![Conferencia sobre inteligencia artificial en Shanghái en julio.](https://img.lavdg.com/sc/QZsre9Ls_v1_eSUJfrClf5D3b0w=/480x/2023/09/21/00121695318661605651361/Foto/j_20230921_193947000.jpg)
Por primera vez en décadas pintan bastos para los apóstoles digitales. Los guionistas se ponen en huelga, la prensa denuncia la vampirización de su trabajo y la Unión Europea acaba de alcanzar un acuerdo para regular los usos de la inteligencia artificial, para que «sean seguros y respeten los derechos fundamentales y los valores europeos». ¿Qué es lo que ha provocado ese giro? No ha sido solo la constatación de sus excesos. Han cometido un error. Y de los graves.
«El mundo será un lugar mejor», prometía el mantra favorito de Palo Alto, la meca digital del planeta, en la presentación de cada una de sus innovaciones. Alimentaban así el entusiasmo por crear maravillosas herramientas que «democratizaban» el consumo, promovían una «realidad aumentada», creaban aparatos ¡y hasta ciudades! smart (tan inteligentes que si un día hay un apagón dejarían de funcionar…) dando pie a una nueva religión llamada big data, el nuevo becerro de oro al que había que rendir culto.
¿Cómo lo lograron? A base de talento, sin duda, creando productos sorprendentes. Pero una de las claves, y no menor, fue el dominio del relato: namings y conceptos excelentes que siempre facilitaron una predisposición positiva y un marco mental favorable (y, ya se sabe, desde Wittgenstein «el mundo es el lenguaje»). Podríamos decir que construyeron su imperio a base de cookies, esas dulces galletitas difíciles de rechazar. Si había que hacer un poco de trampa creando laberintos inevitables para que fuese imposible no aceptarlas… pues se hacía. Y punto.
Pasaron de ser las «punto com» a las «y punto». ¿Alguien leyó lo que firmamos al aceptarlas? Un texto que más parece la venta del alma al diablo del Fausto de Goethe que el de un simple contrato. ¿El resultado? ¡Rock and roll! Saben cómo vives, con quién te reúnes, a dónde quieres ir en verano… Todo vale porque todo es futuro, y el futuro es siempre mejor…
Mirábamos atónitos (sí, también los juristas) a esa desbordante «nueva economía» llena de epítetos y frases hechas con las que se allanaban el camino: «imparable», «ha venido para quedarse…». El exceso de luz nos paralizó como un gato en una carretera en medio de la noche.
Solo podemos explicarnos ese papanatismo acrítico por la fascinación que provocó internet al dotar a la humanidad de un acceso libre al conocimiento, un auténtico giro copernicano en la historia. Sin embargo, habíamos perdido cosas muy valiosas por el camino.
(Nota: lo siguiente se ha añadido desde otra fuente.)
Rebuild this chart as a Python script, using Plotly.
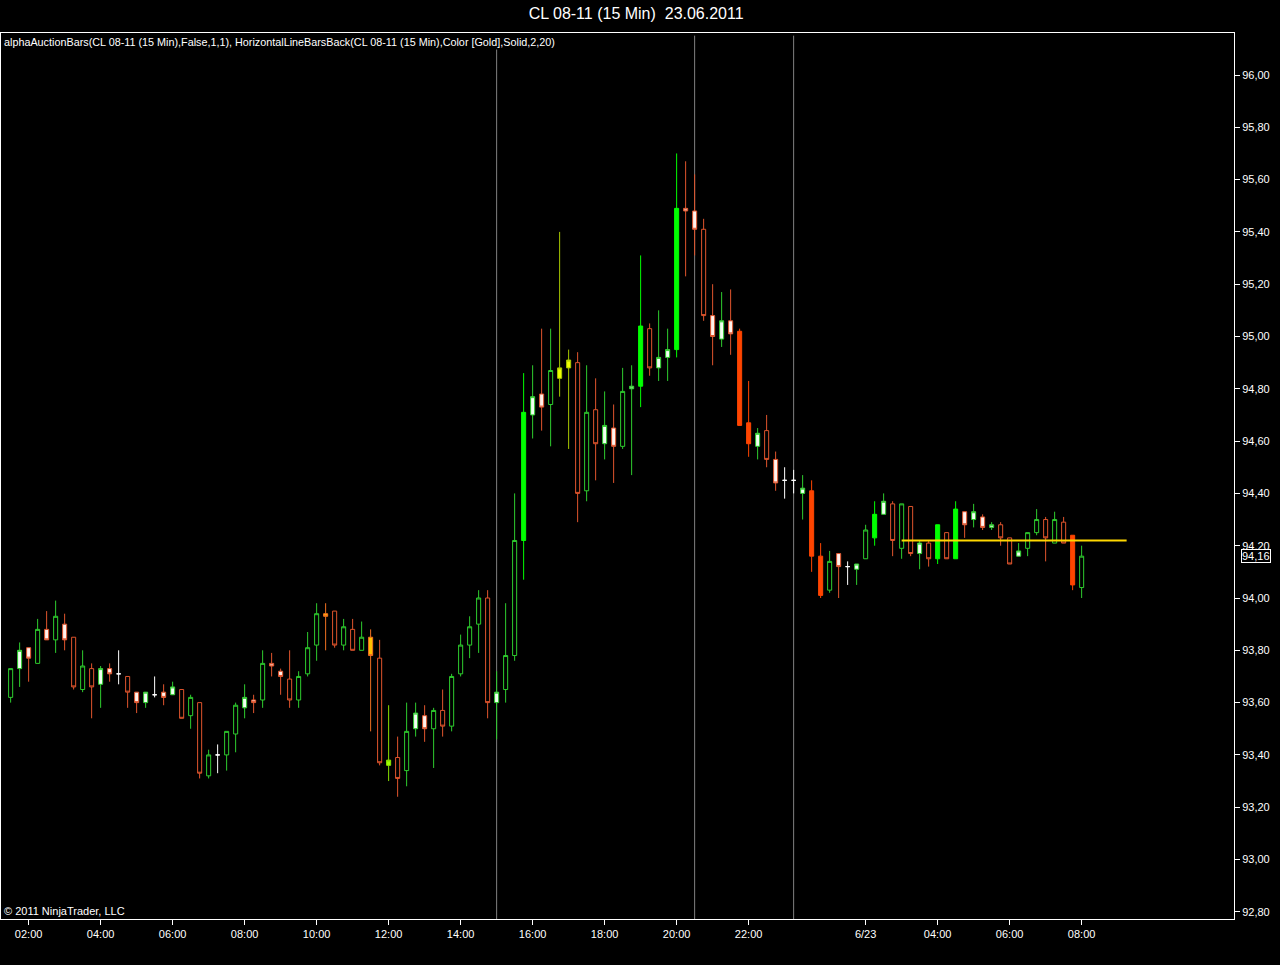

Las maravillosas galletitas, las cookies, habían ganado. ¿Alguien se imagina qué hubiese sucedido si se hubiesen llamado «arañas espía», que es lo que realmente son? Y de pronto sucede algo: irrumpe la inteligencia artificial con un nombre antiguo, que no tiene que ver con esa nueva economía (no en vano es una denominación de mediados del siglo pasado) y el castillo de naipes se resquebraja.
La opinión publica empieza a analizar las consecuencias de ese avance digital con otra mirada, recordando que en lo analógico es donde vivimos y que lo digital no debe de dejar de ser una herramienta, sujeta a las mismas normas que rigen para el mundo físico.
Artificial es sinónimo de conceptos como falso, ficticio, espurio, postizo y engañoso y se contrapone con lo natural, lo auténtico y lo genuino, provocando una alerta y un cambio irreversible del marco mental. Un error de naming que subraya, como diría Oscar Wilde, la importancia de llamarse… cookies. Y nos sumerge de lleno en las tres grandes preguntas heideggerianas: ¿Para qué? ¿Hacia dónde? Y luego, ¿qué?